Data protection in a smart-building world


This article was first published in Estates Gazette, May 2016
Faye Harrison considers the data concerns raised by increasingly technologically advanced offices, and whether privacy is a barrier to innovation
Over the past couple of years, we have seen smart commercial premises take off, with wholly connected buildings such as Amsterdam’s “Edge” leading the way for innovation. Beyond just using smart-meters or connected security cameras, these buildings contain tens of thousands of sensors integrated together to create a fully connected digital framework within which the building is managed. The sensors detect everything from motion, light and temperature to humidity and infrared, thereby informing the operation of the entire ecosystem of the building.
Everything is automated
Through a simple mobile app, individuals living and working in these buildings can connect to a highly sophisticated network, enabling them to manage their day from start to finish. For example, on arrival at the office, sensors will recognise an employee’s car number plate, identify them via a unique ID and direct them to a parking space. The coffee machine will remember that they take a large macchiato and the app will guide them to a suitable desk, while the surrounding temperature and lighting is continually monitored and adjusted in accordance with their preferences. For meetings, the location of the various participants will be analysed to pinpoint a mutually convenient meeting space.
Obvious benefits include minimisation of energy wastage and learning from occupation and usage patterns to inform efficient building operation. However, consider the huge volumes of personal data being collected on a daily basis – precise location, eating and drinking habits and interactions with other individuals connected to the system. Sensitive personal data (eg data relating to race, health or sexuality) may also be collected, for example if an individual regularly visits a prayer room or uses disabled access routes.
While the advocates of connected buildings may argue that data is used on a purely aggregate basis to manage matters such as building sustainability, there is clear scope for intrusive use of personal data, potentially enabling detailed monitoring and profiling of individuals’ movements, behaviours and preferences.
Protecting data
Of course, data protection laws exist to protect individuals against such intrusions into their privacy. Those responsible for collecting and processing personal data and making decisions regarding its use (data controllers) – which can include landlords and tenants – are required to comply with these laws.
Processing of personal data by smart devices will generally require the freely given, informed consent of the individual. If sensitive personal data is collected, explicit consent will be required.

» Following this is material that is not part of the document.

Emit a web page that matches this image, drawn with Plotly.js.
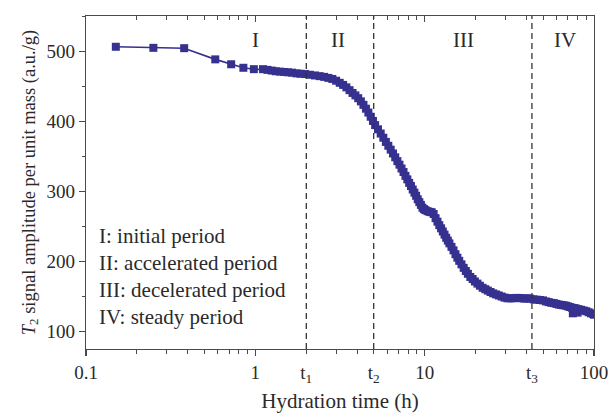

Individuals will need to be informed of the data that is being collected, the purposes for which it is used and who it will be shared with, in order to be able to give such consent. This may be difficult to achieve in a smart-building environment, particularly if the capabilities of the various technologies and potential scope of data collection/sharing is not fully understood (or controlled).

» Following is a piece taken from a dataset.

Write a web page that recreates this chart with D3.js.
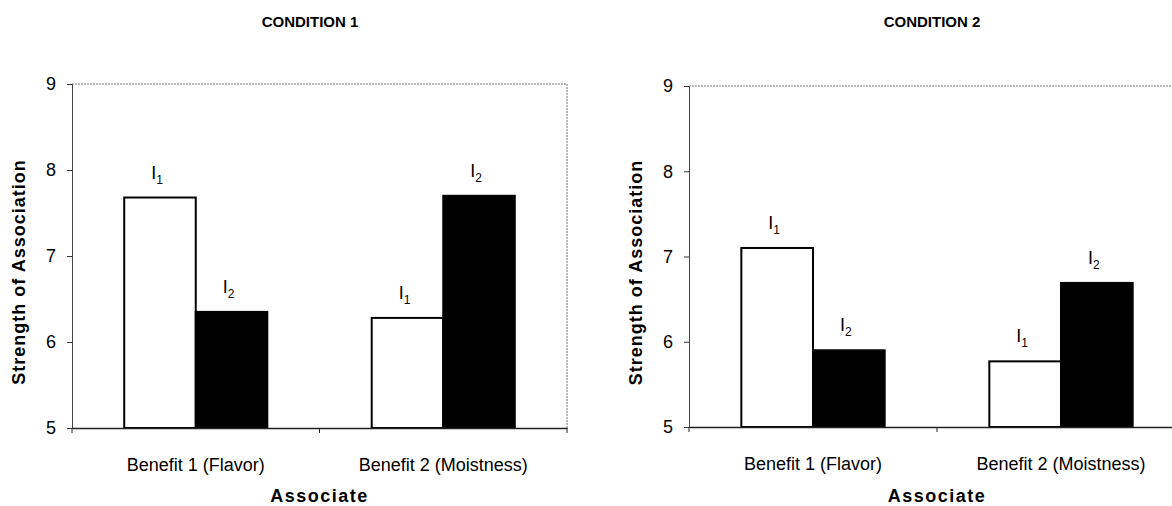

Personal data can only be used (and shared) for the purposes for which it is obtained. For example, if an individual’s location is collected in order to allocate the nearest desk-space, this information should not then be used to monitor individual movement patterns throughout the day. Data collection should also be kept to the minimum required for the relevant purpose – while it may be necessary to record an individual’s coffee preference in order to provide the perfect cup, it is not necessary to monitor the number of cups they drink per day for this purpose. Data controllers will therefore need to be careful about “scope creep”, as well as maintaining control over the dissemination of the data.
Personal data must not be kept for longer than is needed for the relevant purpose – data controllers will therefore need to maintain strict retention and destruction policies. For example, it might be necessary to record an individual’s number plate to allocate a parking space and manage car park security. However, unless there is a reason to retain the data (for example, during investigation of a security incident in the car park), it should be permanently destroyed within a reasonable timeframe.
Data controllers are also required to have appropriate security measures in place. This may be difficult where vast amounts of data are being shared by an array of devices across a complex, wireless network, where the level of security will only be that of the weakest component.
It is also worth noting that data protection legislation imposes fairly strict requirements for data to be considered truly anonymous; therefore analysis of aggregate data should only be carried out if these requirements are met. In addition, there are a number of other principles to be met to ensure compliance with applicable privacy legislation, including that data is kept accurate and up to date, and allowing individuals access to their personal data. Again, this may be tricky where large amounts of data are collected daily.
Privacy vs innovation
In reality, connected buildings will only reach their full potential if mass volumes of data can be shared between multiple devices operated across open networks. Yet privacy constraints clearly have the ability to stifle this. Looking ahead, the European Union’s upcoming introduction of the General Data Protection Regulation (expected in 2018) will bring further requirements, including an obligation to accommodate privacy principles when developing new technologies, more onerous consent provisions, and significantly increased fines for non-compliance.
On the other hand, data protection compliance can have commercial benefits for those developing and using these new technologies. In particular, if an organisation can demonstrate a good level of compliance, it will earn the trust of the individuals whose data is processed, potentially encouraging agreement to wider use of their personal data.
Ultimately, a balance needs to be found between supporting innovation and ensuring the privacy of individuals. While innovators need to find ways to work within the boundaries of the law, ensuring that privacy is borne in mind as new technologies are developed, the regulators need to take a commercial and risk-based approach to interpreting the law to avoid completely stifling innovation.